Plants serve as the natural host. The virus is transmitted via a vector (nematodes, mite, and thrips). Transmission routes are vector.

| Genus | Host details | Tissue tropism | Entry details | Release details | Replication site | Assembly site | Transmission |
|---|---|---|---|---|---|---|---|
| Nepovirus | Plants | None | Viral movement; mechanical inoculation | Viral movement | Cytoplasm | Cytoplasm | Nematodes; mites; thrips |

== Genome ==
Nepoviruses are classified as type IV viruses under the Baltimore classification system, and consequently contain bipartite, linear, single stranded positive sense RNA genomes. The two genome segments are encapsulated separately into two different icosahedral particles.
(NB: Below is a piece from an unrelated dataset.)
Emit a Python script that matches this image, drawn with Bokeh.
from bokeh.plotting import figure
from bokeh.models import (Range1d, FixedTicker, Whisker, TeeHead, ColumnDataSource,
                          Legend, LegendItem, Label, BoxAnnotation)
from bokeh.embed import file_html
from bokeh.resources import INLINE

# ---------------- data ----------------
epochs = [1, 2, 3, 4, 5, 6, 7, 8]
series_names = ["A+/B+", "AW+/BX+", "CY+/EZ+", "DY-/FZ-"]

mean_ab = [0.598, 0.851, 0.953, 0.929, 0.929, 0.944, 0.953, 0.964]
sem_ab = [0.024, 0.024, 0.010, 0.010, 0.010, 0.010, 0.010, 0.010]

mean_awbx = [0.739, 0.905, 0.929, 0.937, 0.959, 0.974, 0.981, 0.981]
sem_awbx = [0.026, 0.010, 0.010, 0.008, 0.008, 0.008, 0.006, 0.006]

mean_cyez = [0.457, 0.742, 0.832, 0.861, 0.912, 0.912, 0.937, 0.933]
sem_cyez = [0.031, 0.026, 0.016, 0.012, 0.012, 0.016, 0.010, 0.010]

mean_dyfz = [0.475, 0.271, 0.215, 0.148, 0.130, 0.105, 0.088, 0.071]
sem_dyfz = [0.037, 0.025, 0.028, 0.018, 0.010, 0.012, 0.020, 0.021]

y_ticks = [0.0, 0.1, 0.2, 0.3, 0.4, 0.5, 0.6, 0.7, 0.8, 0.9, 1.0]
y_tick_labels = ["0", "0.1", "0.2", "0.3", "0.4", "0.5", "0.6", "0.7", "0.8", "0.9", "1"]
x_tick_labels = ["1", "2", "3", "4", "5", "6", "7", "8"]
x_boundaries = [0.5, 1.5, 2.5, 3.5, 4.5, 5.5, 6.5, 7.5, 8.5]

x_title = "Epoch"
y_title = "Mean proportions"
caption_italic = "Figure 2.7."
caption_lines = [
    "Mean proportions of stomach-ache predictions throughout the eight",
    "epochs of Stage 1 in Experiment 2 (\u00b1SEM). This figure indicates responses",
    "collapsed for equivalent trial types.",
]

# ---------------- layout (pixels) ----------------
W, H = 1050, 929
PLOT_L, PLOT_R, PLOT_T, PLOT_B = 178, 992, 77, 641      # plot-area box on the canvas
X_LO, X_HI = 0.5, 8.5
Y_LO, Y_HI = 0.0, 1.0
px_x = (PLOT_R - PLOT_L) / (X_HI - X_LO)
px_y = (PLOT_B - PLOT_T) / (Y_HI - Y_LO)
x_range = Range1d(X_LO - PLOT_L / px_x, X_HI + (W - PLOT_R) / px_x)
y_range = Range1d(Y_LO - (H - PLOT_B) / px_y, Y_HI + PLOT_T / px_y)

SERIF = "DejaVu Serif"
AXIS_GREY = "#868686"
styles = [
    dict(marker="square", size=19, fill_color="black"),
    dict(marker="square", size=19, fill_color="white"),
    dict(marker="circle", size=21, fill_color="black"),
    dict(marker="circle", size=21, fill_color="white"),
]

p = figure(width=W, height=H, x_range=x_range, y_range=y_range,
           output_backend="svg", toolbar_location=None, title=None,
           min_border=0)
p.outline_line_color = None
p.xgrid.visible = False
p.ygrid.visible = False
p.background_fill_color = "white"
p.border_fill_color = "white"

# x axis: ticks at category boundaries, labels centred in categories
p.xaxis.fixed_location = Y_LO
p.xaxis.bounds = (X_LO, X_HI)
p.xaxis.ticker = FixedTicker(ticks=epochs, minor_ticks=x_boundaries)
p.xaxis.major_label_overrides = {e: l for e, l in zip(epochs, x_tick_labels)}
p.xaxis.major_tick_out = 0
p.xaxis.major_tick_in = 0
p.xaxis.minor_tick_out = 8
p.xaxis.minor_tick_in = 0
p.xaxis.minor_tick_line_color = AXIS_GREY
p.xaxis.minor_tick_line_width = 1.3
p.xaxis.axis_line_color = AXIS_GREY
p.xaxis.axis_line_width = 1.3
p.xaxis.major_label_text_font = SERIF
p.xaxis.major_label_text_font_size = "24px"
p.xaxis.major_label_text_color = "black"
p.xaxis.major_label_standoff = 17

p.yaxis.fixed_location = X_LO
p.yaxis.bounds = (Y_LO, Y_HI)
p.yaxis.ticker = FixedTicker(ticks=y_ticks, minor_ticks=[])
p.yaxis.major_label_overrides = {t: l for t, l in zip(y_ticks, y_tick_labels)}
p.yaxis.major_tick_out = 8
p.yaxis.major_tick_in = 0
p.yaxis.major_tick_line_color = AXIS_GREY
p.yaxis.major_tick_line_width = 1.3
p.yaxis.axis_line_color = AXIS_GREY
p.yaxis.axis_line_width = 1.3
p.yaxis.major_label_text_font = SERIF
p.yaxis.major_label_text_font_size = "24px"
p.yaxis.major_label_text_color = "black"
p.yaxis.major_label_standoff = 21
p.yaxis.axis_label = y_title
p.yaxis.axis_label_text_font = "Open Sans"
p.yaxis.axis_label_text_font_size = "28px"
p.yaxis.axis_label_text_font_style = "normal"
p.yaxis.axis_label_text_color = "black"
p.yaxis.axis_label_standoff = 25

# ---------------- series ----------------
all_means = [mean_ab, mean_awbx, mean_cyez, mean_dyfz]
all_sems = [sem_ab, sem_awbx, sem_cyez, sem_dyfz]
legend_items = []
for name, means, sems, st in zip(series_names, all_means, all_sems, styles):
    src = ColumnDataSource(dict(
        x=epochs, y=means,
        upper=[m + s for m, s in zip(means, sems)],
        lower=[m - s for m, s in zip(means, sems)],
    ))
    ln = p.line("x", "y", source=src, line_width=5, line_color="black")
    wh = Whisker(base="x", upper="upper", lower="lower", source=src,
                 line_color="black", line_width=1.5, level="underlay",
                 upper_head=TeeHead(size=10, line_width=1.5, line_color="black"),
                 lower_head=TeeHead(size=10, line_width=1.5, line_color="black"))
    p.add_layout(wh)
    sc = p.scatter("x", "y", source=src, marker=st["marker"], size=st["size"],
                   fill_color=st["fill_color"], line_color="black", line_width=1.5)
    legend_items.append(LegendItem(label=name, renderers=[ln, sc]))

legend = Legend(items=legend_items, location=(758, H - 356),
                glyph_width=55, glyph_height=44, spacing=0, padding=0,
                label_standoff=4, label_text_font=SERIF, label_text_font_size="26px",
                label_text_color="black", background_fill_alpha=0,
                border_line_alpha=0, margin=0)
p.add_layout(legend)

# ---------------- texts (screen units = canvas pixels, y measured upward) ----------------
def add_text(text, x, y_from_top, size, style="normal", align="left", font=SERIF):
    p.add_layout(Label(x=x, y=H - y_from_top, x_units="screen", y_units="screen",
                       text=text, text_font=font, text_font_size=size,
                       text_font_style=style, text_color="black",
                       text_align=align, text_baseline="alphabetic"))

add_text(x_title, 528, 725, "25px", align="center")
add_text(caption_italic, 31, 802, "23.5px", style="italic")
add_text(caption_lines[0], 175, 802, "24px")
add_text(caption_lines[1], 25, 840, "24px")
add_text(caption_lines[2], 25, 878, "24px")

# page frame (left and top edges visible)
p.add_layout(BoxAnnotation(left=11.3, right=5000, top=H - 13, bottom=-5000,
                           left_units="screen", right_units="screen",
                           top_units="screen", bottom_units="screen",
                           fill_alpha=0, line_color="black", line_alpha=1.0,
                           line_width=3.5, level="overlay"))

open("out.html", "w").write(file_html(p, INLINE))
Each of the genome segments produces a different polypeptide, which undergoes a series of steps (i.e. proteolysis, and other post-translational modifications) in order to produce a functional protein.

=== RNA1 ===
The first segment (RNA1) is approximately 8,000 nucleotides in length and appears as a single copy in each B type virion. It encodes the proteins that are important in replication and is the first gene to be activated.

=== RNA2 ===
The second segment (RNA2) is approximately 4,000–7,000 nucleotides in length and usually appears as a single copy in each M type virion. It encodes the proteins that are important in cell-cell transmission and evasion of cellular defenses.